- [What is expected] Include the line containing "return f.weight in" and all lines before it, repeated exactly from the listing below, without pictures.

[Charts and diagrams as code]
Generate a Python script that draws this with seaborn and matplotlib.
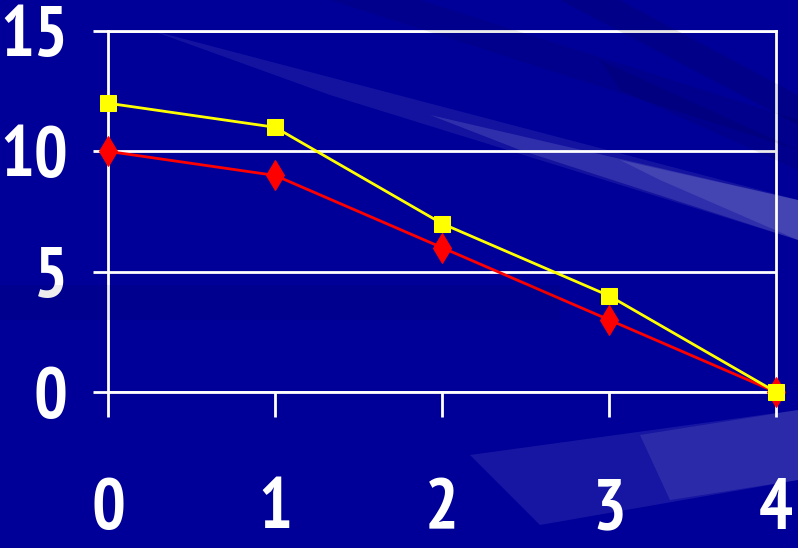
import matplotlib
matplotlib.use("Agg")
import matplotlib.pyplot as plt
from matplotlib import font_manager as fm
from matplotlib.patches import Polygon
import seaborn as sns
import pandas as pd

# chart data
x_vals = [0, 1, 2, 3, 4]
yellow_vals = [12, 11, 7, 4, 0]
red_vals = [10, 9, 6, 3, 0]
y_ticks = [0, 5, 10, 15]

BG = "#000099"
W, H = 798, 548


def is_bold(f):
    return f.weight in ("bold", "heavy", "black") or (isinstance(f.weight, int) and f.weight >= 700)


def pick_font():
    # prefer a narrow bold face (Arial Narrow like), then a condensed one
    fonts = fm.fontManager.ttflist
    for key, size in (("narrow", 51), ("condensed", 40)):
        for f in fonts:
            n = (f.name + " " + f.fname).lower()
            if key in n and is_bold(f):
                return fm.FontProperties(fname=f.fname), size
    return fm.FontProperties(family="Liberation Sans", weight="bold"), 38


def main():
    sns.set_theme(style="white")
    plt.rcParams["font.family"] = ["Liberation Sans", "DejaVu Sans"]

    fig = plt.figure(figsize=(W / 100, H / 100), dpi=100, facecolor=BG)

    # background streaks (pixel coords -> figure fraction)
    def streak(pts, color, alpha):
        p = Polygon([(x / W, 1 - y / H) for x, y in pts], closed=True,
                    transform=fig.transFigure, facecolor=color, edgecolor="none",
                    alpha=alpha, zorder=0)
        fig.patches.append(p)

    streak([(330, 0), (420, 0), (798, 120), (798, 150)], "black", 0.08)
    streak([(560, 0), (620, 0), (798, 95), (798, 125)], "black", 0.10)
    streak([(600, 60), (798, 150), (798, 170), (620, 90)], "black", 0.08)
    streak([(0, 285), (0, 320), (560, 320), (560, 285)], "black", 0.07)
    streak([(150, 30), (798, 200), (798, 240), (330, 95)], "white", 0.08)
    streak([(430, 115), (798, 200), (798, 240), (520, 150)], "white", 0.12)
    streak([(620, 160), (798, 200), (798, 240), (660, 180)], "white", 0.10)
    streak([(470, 455), (798, 410), (798, 480), (540, 525)], "white", 0.09)
    streak([(640, 435), (798, 410), (798, 480), (670, 500)], "white", 0.09)

    ax = fig.add_axes([108 / W, 1 - 392 / H, (776 - 108) / W, (392 - 31) / H])
    ax.set_facecolor("none")

    df = pd.DataFrame({"x": x_vals, "yellow": yellow_vals, "red": red_vals})

    sns.lineplot(data=df, x="x", y="red", ax=ax, color="#ff0000", linewidth=2,
                 marker="d", markersize=15, markeredgecolor="#ff0000",
                 clip_on=False, zorder=3)
    sns.lineplot(data=df, x="x", y="yellow", ax=ax, color="#ffff00", linewidth=2,
                 marker="s", markersize=11, markeredgecolor="#ffff00",
                 clip_on=False, zorder=4)

    ax.set_xlim(0, 4)
    ax.set_ylim(0, 15)
    ax.set_xticks(x_vals)
    ax.set_yticks(y_ticks)
    ax.set_xlabel("")
    ax.set_ylabel("")

    ax.grid(axis="y", color="white", linewidth=2)
    ax.set_axisbelow(True)
    for side in ["left", "right", "top", "bottom"]:
        ax.spines[side].set_visible(True)
        ax.spines[side].set_color("white")
        ax.spines[side].set_linewidth(2)

    fp, size = pick_font()
    ax.tick_params(axis="y", length=11, width=2, color="white", pad=18,
                   labelcolor="white", left=True)
    ax.tick_params(axis="x", length=18, width=2, color="white", pad=44,
                   labelcolor="white", bottom=True)
    for lab in ax.get_xticklabels() + ax.get_yticklabels():
        lab.set_fontproperties(fp)
        lab.set_fontsize(size)

    fig.savefig("out.png", dpi=100, facecolor=BG)


if __name__ == "__main__":
    main()
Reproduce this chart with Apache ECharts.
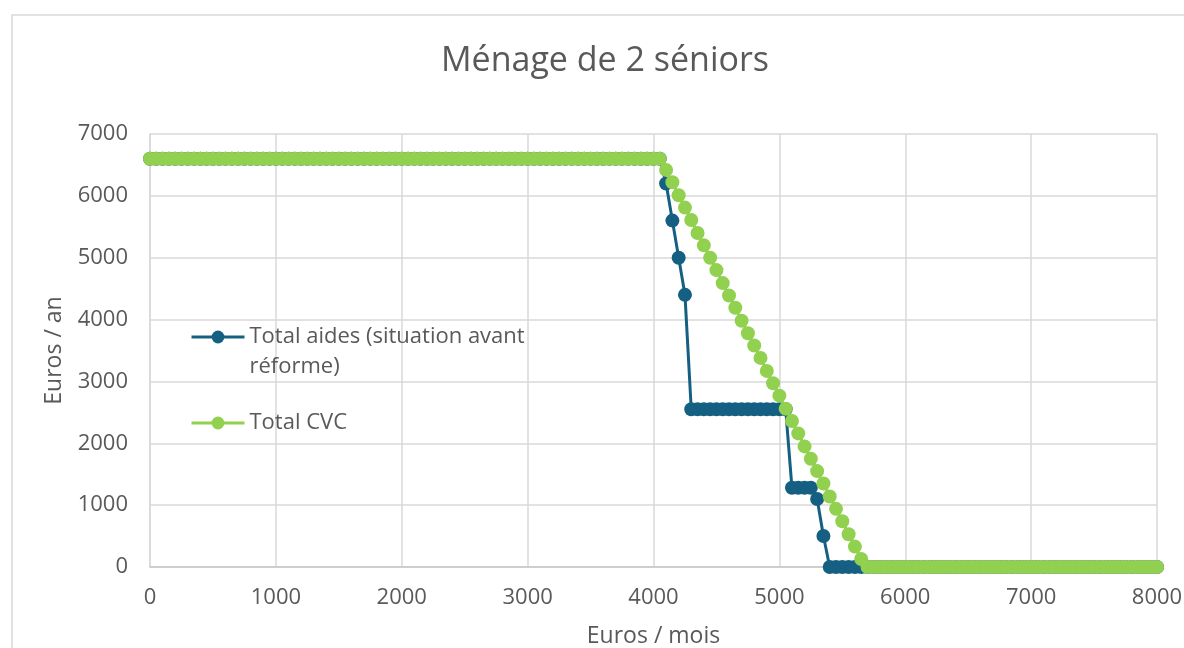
<!DOCTYPE html>
<html lang="fr">
<head>
    <meta charset="utf-8">
    <title>Ménage de 2 séniors</title>
    <script src="https://cdn.jsdelivr.net/npm/echarts@6/dist/echarts.min.js"></script>
    <style>
        html, body {margin: 0; padding: 0; background: #fff;}
        #main {width: 1184px; height: 648px;}
    </style>
</head>
<body>
<div id="main"></div>

<script type="text/javascript">
    // revenus mensuels (euros / mois), un point tous les 50 euros
    var revenus = [
        0, 50, 100, 150, 200, 250, 300, 350, 400, 450, 500, 550, 600, 650, 700, 750, 800, 850, 900, 950,
        1000, 1050, 1100, 1150, 1200, 1250, 1300, 1350, 1400, 1450, 1500, 1550, 1600, 1650, 1700, 1750, 1800, 1850, 1900, 1950,
        2000, 2050, 2100, 2150, 2200, 2250, 2300, 2350, 2400, 2450, 2500, 2550, 2600, 2650, 2700, 2750, 2800, 2850, 2900, 2950,
        3000, 3050, 3100, 3150, 3200, 3250, 3300, 3350, 3400, 3450, 3500, 3550, 3600, 3650, 3700, 3750, 3800, 3850, 3900, 3950,
        4000, 4050, 4100, 4150, 4200, 4250, 4300, 4350, 4400, 4450, 4500, 4550, 4600, 4650, 4700, 4750, 4800, 4850, 4900, 4950,
        5000, 5050, 5100, 5150, 5200, 5250, 5300, 5350, 5400, 5450, 5500, 5550, 5600, 5650, 5700, 5750, 5800, 5850, 5900, 5950,
        6000, 6050, 6100, 6150, 6200, 6250, 6300, 6350, 6400, 6450, 6500, 6550, 6600, 6650, 6700, 6750, 6800, 6850, 6900, 6950,
        7000, 7050, 7100, 7150, 7200, 7250, 7300, 7350, 7400, 7450, 7500, 7550, 7600, 7650, 7700, 7750, 7800, 7850, 7900, 7950,
        8000
    ];

    // Total aides (situation avant réforme), euros / an
    var totalAides = [
        6600, 6600, 6600, 6600, 6600, 6600, 6600, 6600, 6600, 6600, 6600, 6600, 6600, 6600, 6600, 6600, 6600, 6600, 6600, 6600,
        6600, 6600, 6600, 6600, 6600, 6600, 6600, 6600, 6600, 6600, 6600, 6600, 6600, 6600, 6600, 6600, 6600, 6600, 6600, 6600,
        6600, 6600, 6600, 6600, 6600, 6600, 6600, 6600, 6600, 6600, 6600, 6600, 6600, 6600, 6600, 6600, 6600, 6600, 6600, 6600,
        6600, 6600, 6600, 6600, 6600, 6600, 6600, 6600, 6600, 6600, 6600, 6600, 6600, 6600, 6600, 6600, 6600, 6600, 6600, 6600,
        6600, 6600, 6200, 5600, 5000, 4400, 2550, 2550, 2550, 2550, 2550, 2550, 2550, 2550, 2550, 2550, 2550, 2550, 2550, 2550,
        2550, 2550, 1280, 1280, 1280, 1280, 1100, 500, 0, 0, 0, 0, 0, 0, 0, 0, 0, 0, 0, 0,
        0, 0, 0, 0, 0, 0, 0, 0, 0, 0, 0, 0, 0, 0, 0, 0, 0, 0, 0, 0,
        0, 0, 0, 0, 0, 0, 0, 0, 0, 0, 0, 0, 0, 0, 0, 0, 0, 0, 0, 0,
        0
    ];

    // Total CVC, euros / an
    var totalCVC = [
        6600, 6600, 6600, 6600, 6600, 6600, 6600, 6600, 6600, 6600, 6600, 6600, 6600, 6600, 6600, 6600, 6600, 6600, 6600, 6600,
        6600, 6600, 6600, 6600, 6600, 6600, 6600, 6600, 6600, 6600, 6600, 6600, 6600, 6600, 6600, 6600, 6600, 6600, 6600, 6600,
        6600, 6600, 6600, 6600, 6600, 6600, 6600, 6600, 6600, 6600, 6600, 6600, 6600, 6600, 6600, 6600, 6600, 6600, 6600, 6600,
        6600, 6600, 6600, 6600, 6600, 6600, 6600, 6600, 6600, 6600, 6600, 6600, 6600, 6600, 6600, 6600, 6600, 6600, 6600, 6600,
        6600, 6600, 6420, 6220, 6010, 5810, 5610, 5400, 5200, 5000, 4800, 4590, 4390, 4190, 3980, 3780, 3580, 3380, 3170, 2970,
        2770, 2560, 2360, 2160, 1950, 1750, 1550, 1350, 1140, 940, 740, 530, 330, 130, 0, 0, 0, 0, 0, 0,
        0, 0, 0, 0, 0, 0, 0, 0, 0, 0, 0, 0, 0, 0, 0, 0, 0, 0, 0, 0,
        0, 0, 0, 0, 0, 0, 0, 0, 0, 0, 0, 0, 0, 0, 0, 0, 0, 0, 0, 0,
        0
    ];

    var nomAides = 'Total aides (situation avant réforme)';
    var nomCVC = 'Total CVC';

    function paires(valeurs) {
        return revenus.map(function (r, i) { return [r, valeurs[i]]; });
    }

    // pas de séparateur de milliers sur les graduations
    function brut(v) { return String(v); }

    var police = '"Open Sans", Roboto, sans-serif';
    var gris = '#595959';

    var myChart = echarts.init(document.getElementById('main'));

    var option = {
        animation: false,
        backgroundColor: '#fff',
        textStyle: {fontFamily: police},
        title: {
            text: 'Ménage de 2 séniors',
            left: 600,
            top: 39,
            textAlign: 'center',
            textStyle: {color: gris, fontSize: 34, fontWeight: 'normal', fontFamily: police}
        },
        graphic: [{
            type: 'rect',
            shape: {x: 12, y: 15, width: 1300, height: 800},
            style: {fill: 'none', stroke: '#d9d9d9', lineWidth: 1.5},
            silent: true
        }],
        legend: [{
            orient: 'vertical',
            left: 190,
            top: 292,
            padding: 0,
            itemWidth: 53,
            itemHeight: 16,
            data: [nomAides],
            lineStyle: {width: 3},
            // ligne vide en tête pour aligner la 1re ligne sur le symbole
            formatter: function () { return '\nTotal aides (situation avant\nréforme)'; },
            textStyle: {color: gris, fontSize: 22, fontFamily: police, lineHeight: 30}
        }, {
            orient: 'vertical',
            left: 190,
            top: 412,
            padding: 0,
            itemWidth: 53,
            itemHeight: 16,
            data: [nomCVC],
            lineStyle: {width: 3},
            textStyle: {color: gris, fontSize: 22, fontFamily: police}
        }],
        grid: {
            left: 150,
            right: 27,
            top: 134,
            bottom: 81,
            outerBoundsMode: 'none'
        },
        xAxis: {
            type: 'value',
            min: 0,
            max: 8000,
            interval: 1000,
            name: 'Euros / mois',
            nameLocation: 'middle',
            nameGap: 58,
            nameTextStyle: {color: gris, fontSize: 23, fontFamily: police},
            axisLine: {lineStyle: {color: '#c8c8c8', width: 1.5}},
            axisTick: {show: false},
            axisLabel: {color: gris, fontSize: 22, margin: 20, fontFamily: police, formatter: brut},
            splitLine: {show: true, lineStyle: {color: '#d9d9d9', width: 1.5}}
        },
        yAxis: {
            type: 'value',
            min: 0,
            max: 7000,
            interval: 1000,
            name: 'Euros / an',
            nameLocation: 'middle',
            nameGap: 84,
            nameTextStyle: {color: gris, fontSize: 23, fontFamily: police},
            axisLine: {show: true, lineStyle: {color: '#d9d9d9', width: 1.5}},
            axisTick: {show: false},
            axisLabel: {color: gris, fontSize: 22, margin: 22, fontFamily: police, formatter: brut},
            splitLine: {show: true, lineStyle: {color: '#d9d9d9', width: 1.5}}
        },
        series: [{
            name: nomAides,
            type: 'line',
            data: paires(totalAides),
            color: '#156082',
            symbol: 'circle',
            symbolSize: 14,
            showAllSymbol: true,
            lineStyle: {width: 3},
            z: 2
        }, {
            name: nomCVC,
            type: 'line',
            data: paires(totalCVC),
            color: '#92d050',
            symbol: 'circle',
            symbolSize: 14,
            showAllSymbol: true,
            lineStyle: {width: 3},
            z: 3
        }]
    };
    myChart.setOption(option);
</script>
</body>
</html>
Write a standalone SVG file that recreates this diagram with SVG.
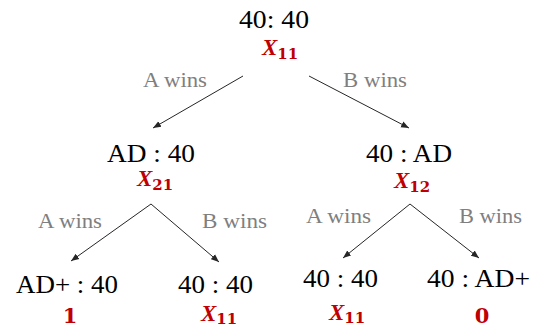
<svg xmlns="http://www.w3.org/2000/svg" width="534" height="328" viewBox="0 0 534 328">
<style>
.st{font-family:'Liberation Serif','Times New Roman',serif;font-size:26px;fill:#000}
.lb{font-family:'Liberation Serif','Times New Roman',serif;font-size:22px;fill:#7f7f7f}
.xv{font-family:'Liberation Serif','Times New Roman',serif;font-size:23px;font-weight:bold;font-style:italic;fill:#c00000}
.sub{font-family:'DejaVu Serif',serif;font-size:15px;font-weight:bold;font-style:normal;fill:#c00000}
.num{font-family:'DejaVu Serif',serif;font-size:21px;font-weight:bold;fill:#c00000}
.ed{stroke:#262626;stroke-width:1;fill:none;marker-end:url(#ah)}
</style>
<defs>
<marker id="ah" markerUnits="userSpaceOnUse" markerWidth="9" markerHeight="8" refX="8" refY="4" orient="auto">
<path d="M0,0.8 L8,4 L0,7.2 Z" fill="#262626"/>
</marker>
</defs>
<g id="connectors">
<line class="ed" x1="243" y1="76" x2="153" y2="128"/>
<line class="ed" x1="309" y1="76" x2="409" y2="128"/>
<line class="ed" x1="151" y1="204" x2="71" y2="261"/>
<line class="ed" x1="151" y1="204" x2="219" y2="262"/>
<line class="ed" x1="410" y1="204" x2="343" y2="258"/>
<line class="ed" x1="410" y1="204" x2="479" y2="258"/>
</g>
<g id="labels">
<text class="lb" x="143" y="87" textLength="64" lengthAdjust="spacingAndGlyphs">A wins</text>
<text class="lb" x="343" y="87" textLength="64" lengthAdjust="spacingAndGlyphs">B wins</text>
<text class="lb" x="38" y="228" textLength="64" lengthAdjust="spacingAndGlyphs">A wins</text>
<text class="lb" x="202" y="228" textLength="65" lengthAdjust="spacingAndGlyphs">B wins</text>
<text class="lb" x="306" y="223" textLength="65" lengthAdjust="spacingAndGlyphs">A wins</text>
<text class="lb" x="459" y="223" textLength="63" lengthAdjust="spacingAndGlyphs">B wins</text>
</g>
<g id="n_root">
<text class="st" x="239" y="28" textLength="70" lengthAdjust="spacingAndGlyphs">40: 40</text>
<text class="xv" x="262" y="55">X<tspan class="sub" dy="4">11</tspan></text>
</g>
<g id="n_ad40">
<text class="st" x="107" y="162" textLength="88" lengthAdjust="spacingAndGlyphs">AD : 40</text>
<text class="xv" x="137" y="186">X<tspan class="sub" dy="4">21</tspan></text>
</g>
<g id="n_40ad">
<text class="st" x="366" y="162" textLength="86" lengthAdjust="spacingAndGlyphs">40 : AD</text>
<text class="xv" x="394" y="188">X<tspan class="sub" dy="4">12</tspan></text>
</g>
<g id="n_adplus40">
<text class="st" x="16" y="293" textLength="102" lengthAdjust="spacingAndGlyphs">AD+ : 40</text>
<text class="num" x="70" y="323" text-anchor="middle">1</text>
</g>
<g id="n_4040_left">
<text class="st" x="178" y="293" textLength="75" lengthAdjust="spacingAndGlyphs">40 : 40</text>
<text class="xv" x="201" y="321">X<tspan class="sub" dy="3">11</tspan></text>
</g>
<g id="n_4040_right">
<text class="st" x="303" y="287" textLength="75" lengthAdjust="spacingAndGlyphs">40 : 40</text>
<text class="xv" x="329" y="320">X<tspan class="sub" dy="3">11</tspan></text>
</g>
<g id="n_40adplus">
<text class="st" x="427" y="287" textLength="103" lengthAdjust="spacingAndGlyphs">40 : AD+</text>
<text class="num" x="482" y="323" text-anchor="middle">0</text>
</g>
</svg>
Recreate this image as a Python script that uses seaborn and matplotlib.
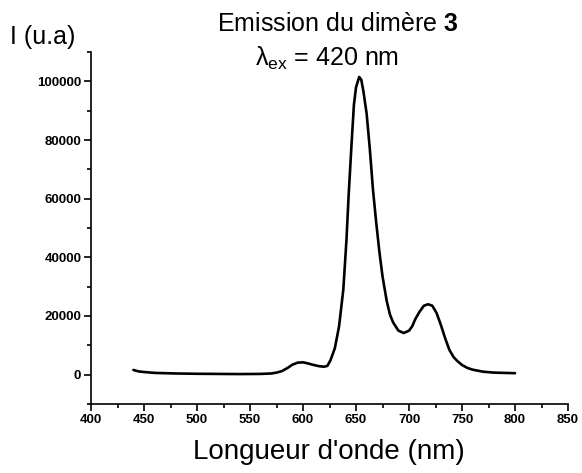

- [Output below]
Generate a Python script that draws this with seaborn and matplotlib.
import matplotlib
matplotlib.use("Agg")
import matplotlib.pyplot as plt
from matplotlib import font_manager as fm
from matplotlib.patches import Polygon
import seaborn as sns
import pandas as pd

# chart data
x_vals = [0, 1, 2, 3, 4]
yellow_vals = [12, 11, 7, 4, 0]
red_vals = [10, 9, 6, 3, 0]
y_ticks = [0, 5, 10, 15]

BG = "#000099"
W, H = 798, 548


def is_bold(f):
    return f.weight in ("bold", "heavy", "black") or (isinstance(f.weight, int) and f.weight >= 700)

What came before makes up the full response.